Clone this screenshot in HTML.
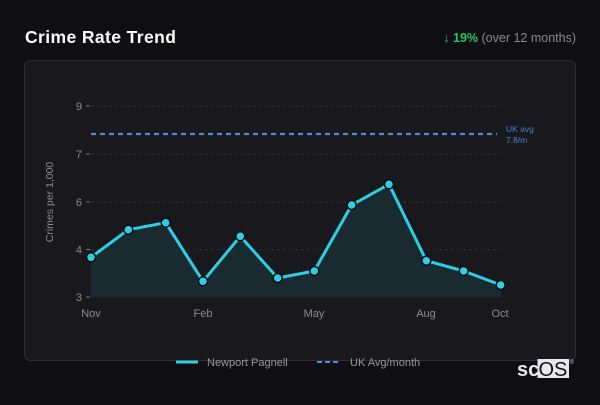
<!DOCTYPE html>
<html><head><meta charset="utf-8"><style>
html,body{margin:0;padding:0;background:#0e0e13;}
body{width:600px;height:400px;overflow:hidden;font-family:"Liberation Sans",sans-serif;}
</style></head><body>
<svg width="600" height="400" viewBox="0 0 600 400" xmlns="http://www.w3.org/2000/svg" font-family="Liberation Sans, sans-serif">
<rect x="0" y="0" width="600" height="400" fill="#0e0e13"/>
<text x="25" y="43" font-size="17.5" font-weight="bold" fill="#ffffff" letter-spacing="0.4">Crime Rate Trend</text>
<text x="576" y="42" font-size="12.5" text-anchor="end"><tspan fill="#22c55e">↓ </tspan><tspan fill="#22c55e" font-weight="bold">19%</tspan><tspan fill="#8a8a8e"> (over 12 months)</tspan></text>
<rect x="24.5" y="60.5" width="551" height="300" rx="6" fill="#18181d" stroke="#2e2e35"/>
<g stroke="#2e2e36" stroke-dasharray="3,3" stroke-width="1">
<line x1="91" y1="106" x2="500" y2="106"/>
<line x1="91" y1="154" x2="500" y2="154"/>
<line x1="91" y1="202" x2="500" y2="202"/>
<line x1="91" y1="249.5" x2="500" y2="249.5"/>
<line x1="91" y1="297" x2="500" y2="297"/>
</g>
<g stroke="#777" stroke-width="1">
<line x1="86" y1="106" x2="90" y2="106"/>
<line x1="86" y1="154" x2="90" y2="154"/>
<line x1="86" y1="202" x2="90" y2="202"/>
<line x1="86" y1="249.5" x2="90" y2="249.5"/>
<line x1="86" y1="297" x2="90" y2="297"/>
</g>
<g font-size="11" fill="#8c8c90" text-anchor="end">
<text x="82" y="110">9</text>
<text x="82" y="158">7</text>
<text x="82" y="206">6</text>
<text x="82" y="253.5">4</text>
<text x="82" y="301">3</text>
</g>
<text transform="translate(53,202) rotate(-90)" font-size="10.5" fill="#8c8c90" text-anchor="middle">Crimes per 1,000</text>
<g font-size="11" fill="#8c8c90" text-anchor="middle">
<text x="91" y="317">Nov</text>
<text x="203" y="317">Feb</text>
<text x="314" y="317">May</text>
<text x="426" y="317">Aug</text>
<text x="500" y="317">Oct</text>
</g>
<polygon points="91,297 91,257.3 128.3,229.7 165.7,222.7 203,281.3 240.3,236.3 277.7,278 314.3,271 351.7,205 389,184.3 426.3,260.7 463.7,271 500.7,285 500.7,297" fill="#1a2a31"/>
<line x1="91" y1="134" x2="497" y2="134" stroke="#5089dc" stroke-width="2.2" stroke-dasharray="5,4"/>
<text x="506" y="132" font-size="8.5" fill="#4a7fd8">UK avg</text>
<text x="506" y="143" font-size="8.5" fill="#4a7fd8">7.8/m</text>
<polyline points="91,257.3 128.3,229.7 165.7,222.7 203,281.3 240.3,236.3 277.7,278 314.3,271 351.7,205 389,184.3 426.3,260.7 463.7,271 500.7,285" fill="none" stroke="#2dcfe4" stroke-width="3" stroke-linejoin="round"/>
<g fill="#2dcfe4" stroke="#0b0b0e" stroke-width="1.5">
<circle cx="91" cy="257.3" r="4.5"/>
<circle cx="128.3" cy="229.7" r="4.5"/>
<circle cx="165.7" cy="222.7" r="4.5"/>
<circle cx="203" cy="281.3" r="4.5"/>
<circle cx="240.3" cy="236.3" r="4.5"/>
<circle cx="277.7" cy="278" r="4.5"/>
<circle cx="314.3" cy="271" r="4.5"/>
<circle cx="351.7" cy="205" r="4.5"/>
<circle cx="389" cy="184.3" r="4.5"/>
<circle cx="426.3" cy="260.7" r="4.5"/>
<circle cx="463.7" cy="271" r="4.5"/>
<circle cx="500.7" cy="285" r="4.5"/>
</g>
<line x1="176" y1="362" x2="198" y2="362" stroke="#2dcfe4" stroke-width="3"/>
<text x="207" y="366" font-size="11" fill="#9a9a9e">Newport Pagnell</text>
<line x1="317" y1="362" x2="341" y2="362" stroke="#5089dc" stroke-width="2" stroke-dasharray="5,3"/>
<text x="350" y="366" font-size="11" fill="#9a9a9e">UK Avg/month</text>
<rect x="537.5" y="359" width="31.5" height="19" fill="#e8e8e8"/>
<text x="517" y="376" font-size="20" font-weight="bold" fill="#e8e8e8">sc</text>
<text x="538.5" y="376" font-size="20" fill="#111">OS</text>
<text x="569.5" y="364" font-size="6" fill="#bbb">®</text>
</svg>
</body></html>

################

Written task »
In the copy, include no pictures; restate the listing above exactly.

In response »
Clone this screenshot in HTML.
<!DOCTYPE html>
<html><head><meta charset="utf-8"><style>
html,body{margin:0;padding:0;background:#0e0e13;}
body{width:600px;height:400px;overflow:hidden;font-family:"Liberation Sans",sans-serif;}
</style></head><body>
<svg width="600" height="400" viewBox="0 0 600 400" xmlns="http://www.w3.org/2000/svg" font-family="Liberation Sans, sans-serif">
<rect x="0" y="0" width="600" height="400" fill="#0e0e13"/>
<text x="25" y="43" font-size="17.5" font-weight="bold" fill="#ffffff" letter-spacing="0.4">Crime Rate Trend</text>
<text x="576" y="42" font-size="12.5" text-anchor="end"><tspan fill="#22c55e">↓ </tspan><tspan fill="#22c55e" font-weight="bold">19%</tspan><tspan fill="#8a8a8e"> (over 12 months)</tspan></text>
<rect x="24.5" y="60.5" width="551" height="300" rx="6" fill="#18181d" stroke="#2e2e35"/>
<g stroke="#2e2e36" stroke-dasharray="3,3" stroke-width="1">
<line x1="91" y1="106" x2="500" y2="106"/>
<line x1="91" y1="154" x2="500" y2="154"/>
<line x1="91" y1="202" x2="500" y2="202"/>
<line x1="91" y1="249.5" x2="500" y2="249.5"/>
<line x1="91" y1="297" x2="500" y2="297"/>
</g>
<g stroke="#777" stroke-width="1">
<line x1="86" y1="106" x2="90" y2="106"/>
<line x1="86" y1="154" x2="90" y2="154"/>
<line x1="86" y1="202" x2="90" y2="202"/>
<line x1="86" y1="249.5" x2="90" y2="249.5"/>
<line x1="86" y1="297" x2="90" y2="297"/>
</g>
<g font-size="11" fill="#8c8c90" text-anchor="end">
<text x="82" y="110">9</text>
<text x="82" y="158">7</text>
<text x="82" y="206">6</text>
<text x="82" y="253.5">4</text>
<text x="82" y="301">3</text>
</g>
<text transform="translate(53,202) rotate(-90)" font-size="10.5" fill="#8c8c90" text-anchor="middle">Crimes per 1,000</text>
<g font-size="11" fill="#8c8c90" text-anchor="middle">
<text x="91" y="317">Nov</text>
<text x="203" y="317">Feb</text>
<text x="314" y="317">May</text>
<text x="426" y="317">Aug</text>
<text x="500" y="317">Oct</text>
</g>
<polygon points="91,297 91,257.3 128.3,229.7 165.7,222.7 203,281.3 240.3,236.3 277.7,278 314.3,271 351.7,205 389,184.3 426.3,260.7 463.7,271 500.7,285 500.7,297" fill="#1a2a31"/>
<line x1="91" y1="134" x2="497" y2="134" stroke="#5089dc" stroke-width="2.2" stroke-dasharray="5,4"/>
<text x="506" y="132" font-size="8.5" fill="#4a7fd8">UK avg</text>
<text x="506" y="143" font-size="8.5" fill="#4a7fd8">7.8/m</text>
<polyline points="91,257.3 128.3,229.7 165.7,222.7 203,281.3 240.3,236.3 277.7,278 314.3,271 351.7,205 389,184.3 426.3,260.7 463.7,271 500.7,285" fill="none" stroke="#2dcfe4" stroke-width="3" stroke-linejoin="round"/>
<g fill="#2dcfe4" stroke="#0b0b0e" stroke-width="1.5">
<circle cx="91" cy="257.3" r="4.5"/>
<circle cx="128.3" cy="229.7" r="4.5"/>
<circle cx="165.7" cy="222.7" r="4.5"/>
<circle cx="203" cy="281.3" r="4.5"/>
<circle cx="240.3" cy="236.3" r="4.5"/>
<circle cx="277.7" cy="278" r="4.5"/>
<circle cx="314.3" cy="271" r="4.5"/>
<circle cx="351.7" cy="205" r="4.5"/>
<circle cx="389" cy="184.3" r="4.5"/>
<circle cx="426.3" cy="260.7" r="4.5"/>
<circle cx="463.7" cy="271" r="4.5"/>
<circle cx="500.7" cy="285" r="4.5"/>
</g>
<line x1="176" y1="362" x2="198" y2="362" stroke="#2dcfe4" stroke-width="3"/>
<text x="207" y="366" font-size="11" fill="#9a9a9e">Newport Pagnell</text>
<line x1="317" y1="362" x2="341" y2="362" stroke="#5089dc" stroke-width="2" stroke-dasharray="5,3"/>
<text x="350" y="366" font-size="11" fill="#9a9a9e">UK Avg/month</text>
<rect x="537.5" y="359" width="31.5" height="19" fill="#e8e8e8"/>
<text x="517" y="376" font-size="20" font-weight="bold" fill="#e8e8e8">sc</text>
<text x="538.5" y="376" font-size="20" fill="#111">OS</text>
<text x="569.5" y="364" font-size="6" fill="#bbb">®</text>
</svg>
</body></html>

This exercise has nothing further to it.